═══ Data section

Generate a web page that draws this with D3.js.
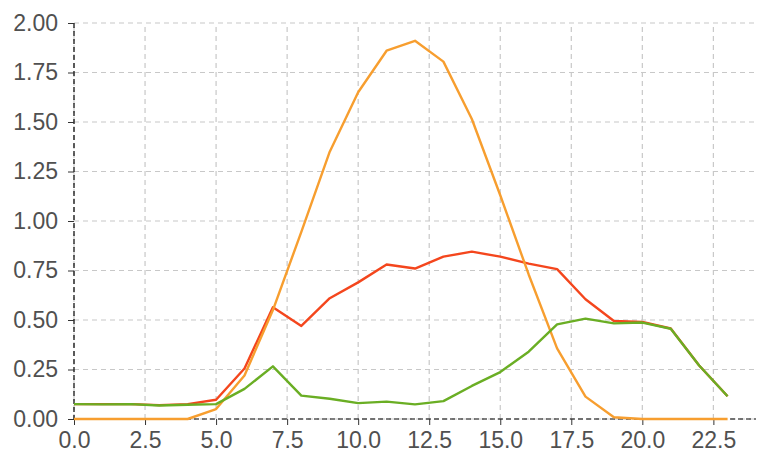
<!DOCTYPE html>
<html><head><meta charset="utf-8">
<script src="https://cdn.jsdelivr.net/npm/d3@7"></script>
<style>body{margin:0;background:#fff;} svg{display:block;}</style>
</head><body>
<svg id="c" width="758" height="454"></svg>
<script>
const hours = d3.range(0, 24);
const redValues = [0.075,0.075,0.075,0.07,0.075,0.097,0.255,0.565,0.47,0.61,0.69,0.78,0.76,0.82,0.845,0.82,0.785,0.757,0.605,0.495,0.49,0.457,0.27,0.115];
const orangeValues = [0,0,0,0,0,0.05,0.22,0.55,0.945,1.35,1.65,1.86,1.91,1.805,1.515,1.13,0.73,0.357,0.113,0.009,0,0,0,0];
const greenValues = [0.075,0.074,0.075,0.068,0.072,0.075,0.152,0.266,0.118,0.102,0.08,0.088,0.074,0.09,0.167,0.237,0.34,0.478,0.507,0.483,0.487,0.456,0.27,0.115];
const xTicks = [0,2.5,5,7.5,10,12.5,15,17.5,20,22.5];
const yTicks = [0,0.25,0.5,0.75,1,1.25,1.5,1.75,2];
const seriesColors = ["#f4461d","#f79e2f","#6aae24"];

const svg = d3.select("#c");
const x = d3.scaleLinear().domain([0,24]).range([74,756]);
const y = d3.scaleLinear().domain([0,2]).range([419,23]);

// grid
svg.append("g").selectAll("line").data(xTicks).join("line")
  .attr("x1",d=>x(d)).attr("x2",d=>x(d)).attr("y1",y(0)).attr("y2",y(2))
  .attr("stroke","#c8c8c8").attr("stroke-width",1.2).attr("stroke-dasharray","5,4");
svg.append("g").selectAll("line").data(yTicks).join("line")
  .attr("x1",x(0)).attr("x2",x(24)).attr("y1",d=>y(d)).attr("y2",d=>y(d))
  .attr("stroke","#c8c8c8").attr("stroke-width",1.2).attr("stroke-dasharray","5,4");

// axes
const yAxis = svg.append("g").attr("transform",`translate(${x(0)},0)`)
  .call(d3.axisLeft(y).tickValues(yTicks).tickFormat(d3.format(".2f")).tickSize(6).tickPadding(10));
const xAxis = svg.append("g").attr("transform",`translate(0,${y(0)})`)
  .call(d3.axisBottom(x).tickValues(xTicks).tickFormat(d3.format(".1f")).tickSize(6).tickPadding(7));
[yAxis,xAxis].forEach(g=>{
  g.select(".domain").attr("stroke","#000").attr("stroke-dasharray","5,3").attr("stroke-width",1.2);
  g.selectAll(".tick line").attr("stroke","#333");
  g.selectAll(".tick text").attr("fill","#505050").style("font-family","Liberation Sans, Arial, sans-serif").style("font-size","23px");
});
yAxis.select(".domain").attr("d",`M0,${y(2)}V${y(0)}`);
xAxis.select(".domain").attr("d",`M${x(0)},0H${x(24)}`);

const line = d3.line().x((d,i)=>x(hours[i])).y(d=>y(d));
[redValues, orangeValues, greenValues].forEach((vals,k)=>{
  svg.append("path").datum(vals).attr("d",line).attr("fill","none")
    .attr("stroke",seriesColors[k]).attr("stroke-width",2.4).attr("stroke-linejoin","round");
});
</script>
</body></html>
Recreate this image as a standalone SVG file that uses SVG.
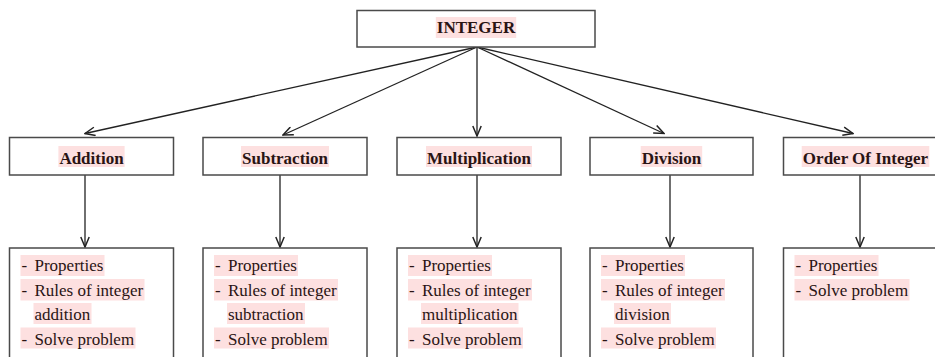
<svg xmlns="http://www.w3.org/2000/svg" width="935" height="357" viewBox="0 0 935 357">
<style>
.box{fill:#fff;stroke:#4a4a4a;stroke-width:1.5}
.hl{fill:#fde0e0}
.h{font-family:"Liberation Serif","Times New Roman",serif;font-size:17px;font-weight:bold;fill:#2a1414;text-anchor:middle}
.t{font-family:"Liberation Serif","Times New Roman",serif;font-size:17px;fill:#2a1414}
.c{fill:none;stroke:#222;stroke-width:1.3}
</style>
<defs>
<marker id="ah" markerUnits="userSpaceOnUse" viewBox="0 0 12 10" refX="11" refY="5" markerWidth="12" markerHeight="10" orient="auto">
<path d="M1,0.8 L11,5 L1,9.2" fill="none" stroke="#222" stroke-width="1.5"/>
</marker>
</defs>
<rect width="935" height="357" fill="#fff"/>
<g id="connectors">
<line class="c" x1="477" y1="47" x2="85" y2="133.5" marker-end="url(#ah)"/>
<line class="c" x1="477" y1="47" x2="283" y2="135" marker-end="url(#ah)"/>
<line class="c" x1="477" y1="47" x2="477" y2="136" marker-end="url(#ah)"/>
<line class="c" x1="477" y1="47" x2="664" y2="133.5" marker-end="url(#ah)"/>
<line class="c" x1="477" y1="47" x2="853" y2="133.5" marker-end="url(#ah)"/>
<line class="c" x1="85" y1="175" x2="85" y2="247" marker-end="url(#ah)"/>
<line class="c" x1="280" y1="175" x2="280" y2="247" marker-end="url(#ah)"/>
<line class="c" x1="477" y1="175" x2="477" y2="247" marker-end="url(#ah)"/>
<line class="c" x1="670" y1="175" x2="670" y2="247" marker-end="url(#ah)"/>
<line class="c" x1="860" y1="175" x2="860" y2="247" marker-end="url(#ah)"/>
</g>
<g id="integer">
<rect class="box" x="357" y="10.5" width="238" height="36.5"/>
<rect class="hl" x="435.8" y="17" width="80.4" height="21"/>
<text class="h" x="476" y="33">INTEGER</text>
</g>
<g id="addition">
<rect class="box" x="9.5" y="137.5" width="164" height="37.5"/>
<rect class="hl" x="58.4" y="146" width="66.2" height="21"/>
<text class="h" x="91.5" y="164">Addition</text>
</g>
<g id="subtraction">
<rect class="box" x="203" y="137.5" width="164" height="37.5"/>
<rect class="hl" x="241" y="146" width="88" height="21"/>
<text class="h" x="285" y="164">Subtraction</text>
</g>
<g id="multiplication">
<rect class="box" x="397" y="137.5" width="164" height="37.5"/>
<rect class="hl" x="426" y="146" width="106" height="21"/>
<text class="h" x="479" y="164">Multiplication</text>
</g>
<g id="division">
<rect class="box" x="590" y="137.5" width="163" height="37.5"/>
<rect class="hl" x="640.7" y="146" width="61.5" height="21"/>
<text class="h" x="671.5" y="164">Division</text>
</g>
<g id="order">
<rect class="box" x="783.5" y="137.5" width="164" height="37.5"/>
<rect class="hl" x="801.7" y="146" width="127.6" height="21"/>
<text class="h" x="865.5" y="164">Order Of Integer</text>
</g>
<g id="addition-topics">
<rect class="box" x="9.5" y="248" width="164" height="120"/>
<rect class="hl" x="20.5" y="255" width="84" height="21"/>
<rect class="hl" x="20.5" y="279" width="124" height="21.5"/>
<rect class="hl" x="33.5" y="303" width="58" height="21"/>
<rect class="hl" x="20.5" y="327.5" width="115" height="21"/>
<text class="t" x="21.5" y="271">-</text><text class="t" x="34.5" y="271">Properties</text>
<text class="t" x="21.5" y="296">-</text><text class="t" x="34.5" y="296">Rules of integer</text>
<text class="t" x="34.5" y="320">addition</text>
<text class="t" x="21.5" y="345">-</text><text class="t" x="34.5" y="345">Solve problem</text>
</g>
<g id="subtraction-topics">
<rect class="box" x="203" y="248" width="164" height="120"/>
<rect class="hl" x="214" y="255" width="84" height="21"/>
<rect class="hl" x="214" y="279" width="124" height="21.5"/>
<rect class="hl" x="227" y="303" width="78" height="21"/>
<rect class="hl" x="214" y="327.5" width="115" height="21"/>
<text class="t" x="215" y="271">-</text><text class="t" x="228" y="271">Properties</text>
<text class="t" x="215" y="296">-</text><text class="t" x="228" y="296">Rules of integer</text>
<text class="t" x="228" y="320">subtraction</text>
<text class="t" x="215" y="345">-</text><text class="t" x="228" y="345">Solve problem</text>
</g>
<g id="multiplication-topics">
<rect class="box" x="397" y="248" width="164" height="120"/>
<rect class="hl" x="408" y="255" width="84" height="21"/>
<rect class="hl" x="408" y="279" width="124" height="21.5"/>
<rect class="hl" x="421" y="303" width="97.5" height="21"/>
<rect class="hl" x="408" y="327.5" width="115" height="21"/>
<text class="t" x="409" y="271">-</text><text class="t" x="422" y="271">Properties</text>
<text class="t" x="409" y="296">-</text><text class="t" x="422" y="296">Rules of integer</text>
<text class="t" x="422" y="320">multiplication</text>
<text class="t" x="409" y="345">-</text><text class="t" x="422" y="345">Solve problem</text>
</g>
<g id="division-topics">
<rect class="box" x="590" y="248" width="163" height="120"/>
<rect class="hl" x="601" y="255" width="84" height="21"/>
<rect class="hl" x="601" y="279" width="124" height="21.5"/>
<rect class="hl" x="614" y="303" width="57" height="21"/>
<rect class="hl" x="601" y="327.5" width="115" height="21"/>
<text class="t" x="602" y="271">-</text><text class="t" x="615" y="271">Properties</text>
<text class="t" x="602" y="296">-</text><text class="t" x="615" y="296">Rules of integer</text>
<text class="t" x="615" y="320">division</text>
<text class="t" x="602" y="345">-</text><text class="t" x="615" y="345">Solve problem</text>
</g>
<g id="order-topics">
<rect class="box" x="783.5" y="248" width="164" height="120"/>
<rect class="hl" x="794.5" y="255" width="84" height="21"/>
<rect class="hl" x="794.5" y="279" width="115" height="21.5"/>
<text class="t" x="795.5" y="271">-</text><text class="t" x="808.5" y="271">Properties</text>
<text class="t" x="795.5" y="296">-</text><text class="t" x="808.5" y="296">Solve problem</text>
</g>
</svg>
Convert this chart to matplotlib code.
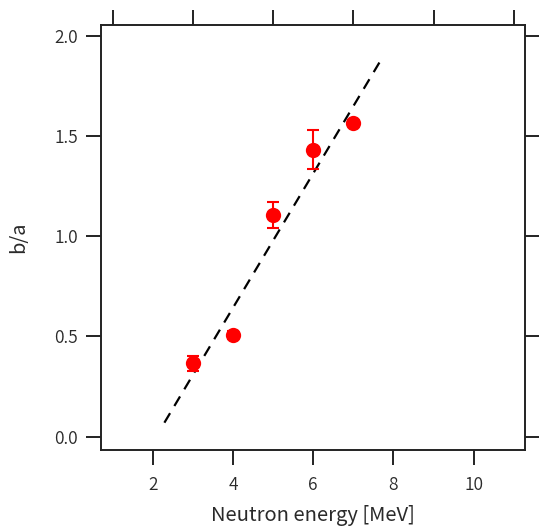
import matplotlib
matplotlib.use("Agg")
import matplotlib.pyplot as plt
import numpy as np

plt.rcParams['font.family'] = ['Noto Sans CJK JP', 'DejaVu Sans']
plt.rcParams['font.weight'] = 350
plt.rcParams['lines.scale_dashes'] = False

# data
energy = [3, 4, 5, 6, 7]
ratio = [0.366, 0.505, 1.106, 1.432, 1.562]
ratio_err = [0.037, 0.02, 0.065, 0.095, 0.015]

# linear fit shown as dashed line
fit_x = [2.29, 7.71]
fit_slope = 0.335
fit_icpt = -0.697

xticks = [2, 4, 6, 8, 10]
xticks_top = [1, 3, 5, 7, 9, 11]
yticks = [0.0, 0.5, 1.0, 1.5, 2.0]

fig = plt.figure(figsize=(5.39, 5.28), dpi=100)
ax = fig.add_axes([101/539, 1-450/528, 424/539, 425/528])

fx = np.array(fit_x)
ax.plot(fx, fit_slope*fx + fit_icpt, color='black', lw=1.6, dashes=(8, 6))

ax.errorbar(energy, ratio, yerr=ratio_err, fmt='o', color='#ff0000',
            ms=11, mec='none', elinewidth=1.5, capsize=4.3, capthick=1.5)

ax.set_xlim(0.71, 11.28)
ax.set_ylim(-0.066, 2.053)
ax.set_xticks(xticks)
ax.set_yticks(yticks)
ax.set_yticklabels(["%.1f" % v for v in yticks])

for s in ax.spines.values():
    s.set_linewidth(1.4)
    s.set_color('#222222')

ax.tick_params(direction='out', length=10.5, width=1.4, color='#222222',
               labelsize=12.5, labelcolor='#2a2a2a')
ax.tick_params(axis='x', pad=8)
ax.tick_params(axis='y', pad=6, right=True)

top = ax.secondary_xaxis('top')
top.set_xticks(xticks_top)
top.tick_params(direction='out', length=10.5, width=1.4, color='#222222',
                labelbottom=False, labeltop=False)
top.spines['top'].set_visible(False)

ax.set_xlabel("Neutron energy [MeV]", fontsize=14.5, color='#2a2a2a', labelpad=8)
ax.set_ylabel("b/a", fontsize=14.5, color='#2a2a2a', labelpad=18)

fig.savefig("out.png", dpi=100)
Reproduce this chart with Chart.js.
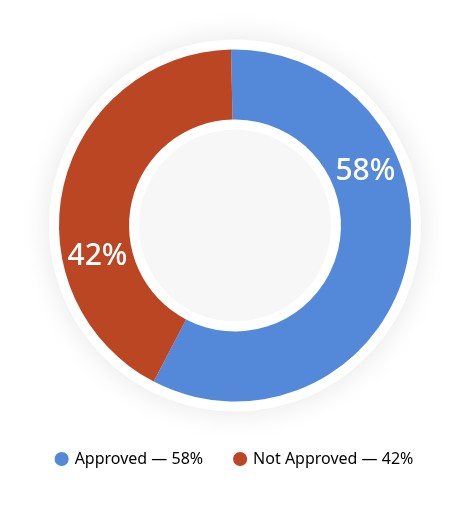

══════

# Objective
Only the lines starting at the line with "Convert this chart to matplotlib code." and ending at the line with "s.set_color('#222222')" should be printed again, exactly and with both ends kept; omit the pictures.

# Worked solution
Convert this chart to matplotlib code.
import matplotlib
matplotlib.use("Agg")
import matplotlib.pyplot as plt
import numpy as np

plt.rcParams['font.family'] = ['Noto Sans CJK JP', 'DejaVu Sans']
plt.rcParams['font.weight'] = 350
plt.rcParams['lines.scale_dashes'] = False

# data
energy = [3, 4, 5, 6, 7]
ratio = [0.366, 0.505, 1.106, 1.432, 1.562]
ratio_err = [0.037, 0.02, 0.065, 0.095, 0.015]

# linear fit shown as dashed line
fit_x = [2.29, 7.71]
fit_slope = 0.335
fit_icpt = -0.697

xticks = [2, 4, 6, 8, 10]
xticks_top = [1, 3, 5, 7, 9, 11]
yticks = [0.0, 0.5, 1.0, 1.5, 2.0]

fig = plt.figure(figsize=(5.39, 5.28), dpi=100)
ax = fig.add_axes([101/539, 1-450/528, 424/539, 425/528])

fx = np.array(fit_x)
ax.plot(fx, fit_slope*fx + fit_icpt, color='black', lw=1.6, dashes=(8, 6))

ax.errorbar(energy, ratio, yerr=ratio_err, fmt='o', color='#ff0000',
            ms=11, mec='none', elinewidth=1.5, capsize=4.3, capthick=1.5)

ax.set_xlim(0.71, 11.28)
ax.set_ylim(-0.066, 2.053)
ax.set_xticks(xticks)
ax.set_yticks(yticks)
ax.set_yticklabels(["%.1f" % v for v in yticks])

for s in ax.spines.values():
    s.set_linewidth(1.4)
    s.set_color('#222222')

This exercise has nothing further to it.